Хотелось расплакаться от собственного бессилия. Я чувствовала себя незащищённой, ненужной хоть кому-то.

Мама наверняка смогла бы поддержать меня, успокоить и вселить надежду, но ей не было известно и половины правды. Для неё старшая дочь до сих пор была счастливой женой прекрасного мужа, с жизнью, похожей на сказку. А я не хотела её расстраивать, рассказывая о том, что, на самом деле, чувствовала себя птицей, запертой в золотой клетке. Из этой клетки я вырвалась, но стоило признать, что легче не стало. Конечно, я могла рассказать обо всём Вере, но и она не заслуживала того, чтобы я перекладывала ей на плечи груз собственных проблем.

Вздохнув, я в очередной раз подумала о том, в чём я так виновата, что моя жизнь сложилась именно так, заставив в двадцать восемь лет вернуться в самое начало? Снова маленький город детства, снова старый дом семьи, и снова… Иван? По какому-то странному стечению обстоятельств у меня теперь был лишь он, вот только своих проблем у него было не меньше, чем привезла с собой я.

— Хватит раскисать! — приказала я себе, решительно поднялась на ноги, направилась к двери.

Накинув на плечи пальто, вышла на крыльцо. Холодный ветер ударил в лицо, обжигая и лаская одновременно.

Наверное, я бы простояла так долго, но наткнулась взглядом на дом напротив.

Мать Ольги сидела на скамейке у своего крыльца, вглядываясь куда-то вдаль. У меня защемило сердце. Все мои проблемы были просто ничтожны по сравнению с тем, что пришлось пережить этой несчастной женщине.

Собравшись с духом, я подошла к дому Семёновых. Валентина Ивановна, услышав шаги, вскинула голову, посмотрела на меня мутный взгляд.

— Здравствуйте, Валентина Ивановна.
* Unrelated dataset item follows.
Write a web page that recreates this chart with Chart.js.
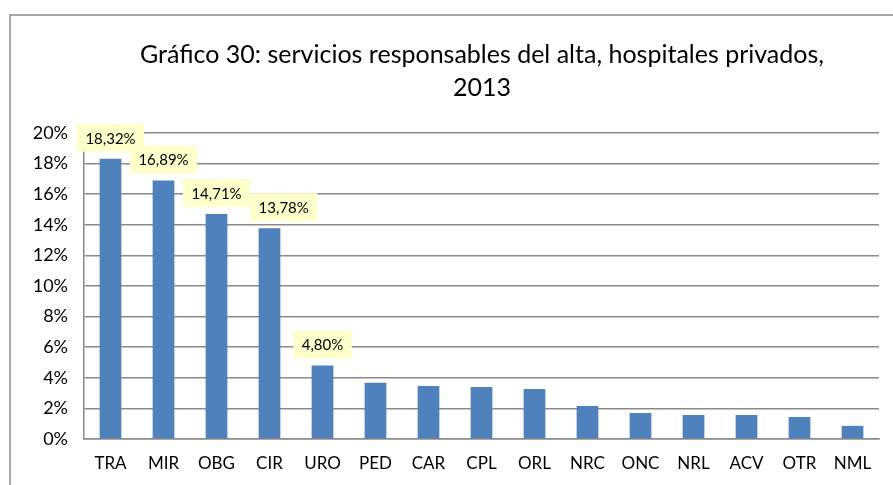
<!DOCTYPE html>
<html>
<head>
<meta charset="utf-8">
<script src="https://cdn.jsdelivr.net/npm/chart.js@4.4.1/dist/chart.umd.min.js"></script>
<style>
  html, body { margin: 0; padding: 0; background: #ffffff; }
  #wrap { width: 893px; height: 485px; position: relative; }
</style>
</head>
<body>
<div id="wrap"><canvas id="c" width="893" height="485"></canvas></div>
<script>
// ---- data ----
const categories = ['TRA', 'MIR', 'OBG', 'CIR', 'URO', 'PED', 'CAR', 'CPL', 'ORL', 'NRC', 'ONC', 'NRL', 'ACV', 'OTR', 'NML'];
const values = [18.32, 16.89, 14.71, 13.78, 4.80, 3.68, 3.46, 3.40, 3.27, 2.16, 1.70, 1.57, 1.57, 1.44, 0.86];
const labeledCategories = ['TRA', 'MIR', 'OBG', 'CIR', 'URO'];
const titleLines = ['Gráfico 30: servicios responsables del alta, hospitales privados,', '2013'];
const yMin = 0, yMax = 20, yStep = 2;

const FONT = 'Lato, "Open Sans", sans-serif';

const framePlugin = {
  id: 'frame',
  beforeDraw(chart) {
    const ctx = chart.ctx;
    ctx.save();
    ctx.fillStyle = '#ffffff';
    ctx.fillRect(0, 0, chart.width, chart.height);
    ctx.strokeStyle = '#8c8c8c';
    ctx.lineWidth = 1.5;
    ctx.beginPath();
    ctx.moveTo(10, chart.height);
    ctx.lineTo(10, 15);
    ctx.lineTo(chart.width, 15);
    ctx.stroke();
    ctx.restore();
  }
};

const titlePlugin = {
  id: 'customTitle',
  afterDraw(chart) {
    const ctx = chart.ctx;
    ctx.save();
    ctx.fillStyle = '#000000';
    ctx.font = '25px ' + FONT;
    ctx.textAlign = 'center';
    ctx.textBaseline = 'alphabetic';
    const cx = 482;
    ctx.fillText(titleLines[0], cx, 63);
    ctx.fillText(titleLines[1], cx, 96);
    ctx.restore();
  }
};

const labelPlugin = {
  id: 'valueBoxes',
  afterDatasetsDraw(chart) {
    const ctx = chart.ctx;
    const meta = chart.getDatasetMeta(0);
    ctx.save();
    ctx.font = '15px ' + FONT;
    ctx.textAlign = 'center';
    ctx.textBaseline = 'middle';
    const padX = 8.5, h = 28, gap = 7, textH = 15;
    const boxes = [];
    let prev = null;
    categories.forEach((cat, i) => {
      if (!labeledCategories.includes(cat)) return;
      const bar = meta.data[i];
      const txt = values[i].toFixed(2).replace('.', ',') + '%';
      const tw = ctx.measureText(txt).width;
      const w = tw + 2 * padX;
      let left = bar.x - w / 2;
      const top = bar.y - gap - h;
      const tTop = top + (h - textH) / 2, tBot = tTop + textH;
      if (prev && left < prev.right && tTop < prev.tBot && tBot > prev.tTop) {
        left = prev.right;
      }
      const b = { txt, left, top, w, right: left + w, tTop, tBot };
      boxes.push(b);
      prev = b;
    });
    for (let k = boxes.length - 1; k >= 0; k--) {
      const b = boxes[k];
      ctx.fillStyle = '#FFFFCC';
      ctx.fillRect(b.left, b.top, b.w, h);
      ctx.fillStyle = '#000000';
      ctx.fillText(b.txt, b.left + b.w / 2, b.top + h / 2 + 1);
    }
    ctx.restore();
  }
};

new Chart(document.getElementById('c'), {
  type: 'bar',
  data: {
    labels: categories,
    datasets: [{
      data: values,
      backgroundColor: '#4F81BD',
      barPercentage: 0.41,
      categoryPercentage: 1.0
    }]
  },
  options: {
    responsive: false,
    animation: false,
    devicePixelRatio: 1,
    layout: { padding: { top: 133, right: 14, left: 0, bottom: 0 } },
    plugins: { legend: { display: false }, tooltip: { enabled: false }, title: { display: false } },
    scales: {
      y: {
        min: yMin, max: yMax,
        ticks: {
          stepSize: yStep,
          callback: v => v + '%',
          color: '#000000',
          font: { family: FONT, size: 18 },
          padding: 16
        },
        grid: { color: '#8a8a8a', lineWidth: 1.5, drawTicks: false },
        border: { color: '#8a8a8a', width: 1.5 },
        afterFit(scale) { scale.width = 84; }
      },
      x: {
        ticks: {
          color: '#000000',
          font: { family: FONT, size: 17 },
          padding: 14,
          maxRotation: 0, autoSkip: false
        },
        grid: { display: false, drawTicks: false },
        border: { color: '#8a8a8a', width: 1.5 },
        afterFit(scale) { scale.height = 46; }
      }
    }
  },
  plugins: [framePlugin, labelPlugin, titlePlugin]
});
</script>
</body>
</html>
Возможно, вы меня не помните…

Но прежде, чем я успела продолжить, уголки губ женщины едва заметно дёрнулись вверх, отчего на её щеках появилось ещё больше глубоких морщин. Я помнила мать Ольги совсем другой — жизнерадостной и улыбающийся, но после смерти дочери она разительно изменилась: выглядела усталой, с помутневшим от слёз взглядом.

— Я помню тебя, Алина Пылаева, — кивнула Валентина Ивановна. — Пойдём в дом, — пригласила она меня, и я не смогла отказаться.

Войдя следом за ней в дом, я мельком огляделась вокруг. Казалось, с тех пор, как я была здесь в последний раз, ничего не изменилось. Та же мебель, и то же огромное количество фотоснимков в деревянных рамочках, висящих на стенах. Практически на всех снимках были изображены Ольга и Олег.

Я проводила Валентину Ивановну в гостиную, помогла усесться в кресло-качалку у камина, а сама опустилась на краешек дивана.

— Примите мои соболезнования. Мне очень жаль. Я даже не могу представить, как вам тяжело… — слова предательски комом застряли в горле.

Я не была уверена в том, услышала ли меня Валентина Ивановна, но она вновь посмотрела на меня, слегка качнув головой.

— Не стоит, дорогая. Скоро я снова увижусь со своей девочкой.

Я почувствовала, как по спине и плечам пробежал холодок. Меня пугали такие разговоры и меньше всего на свете я бы хотела его продолжать. Впрочем, Валентина Ивановна, кажется, тоже, её губы сомкнулись, а пальцы стиснули ткань чёрной юбки.

Воспользовавшись моментом, я огляделась вокруг, скользнув взглядом по рамкам с фото. Многие из этих снимков я видела прежде, как, например, тот, на котором я была вместе с Олей. Это был её семнадцатый день рождения. На восемнадцатилетие подруги меня уже здесь не было и, кажется, тогда я даже не позвонила ей, чтобы поздравить, вместо этого отправив только сухое сообщение. Сейчас это вызвало лишь чувство вины и запоздалое осознание собственной глупости и жестокости.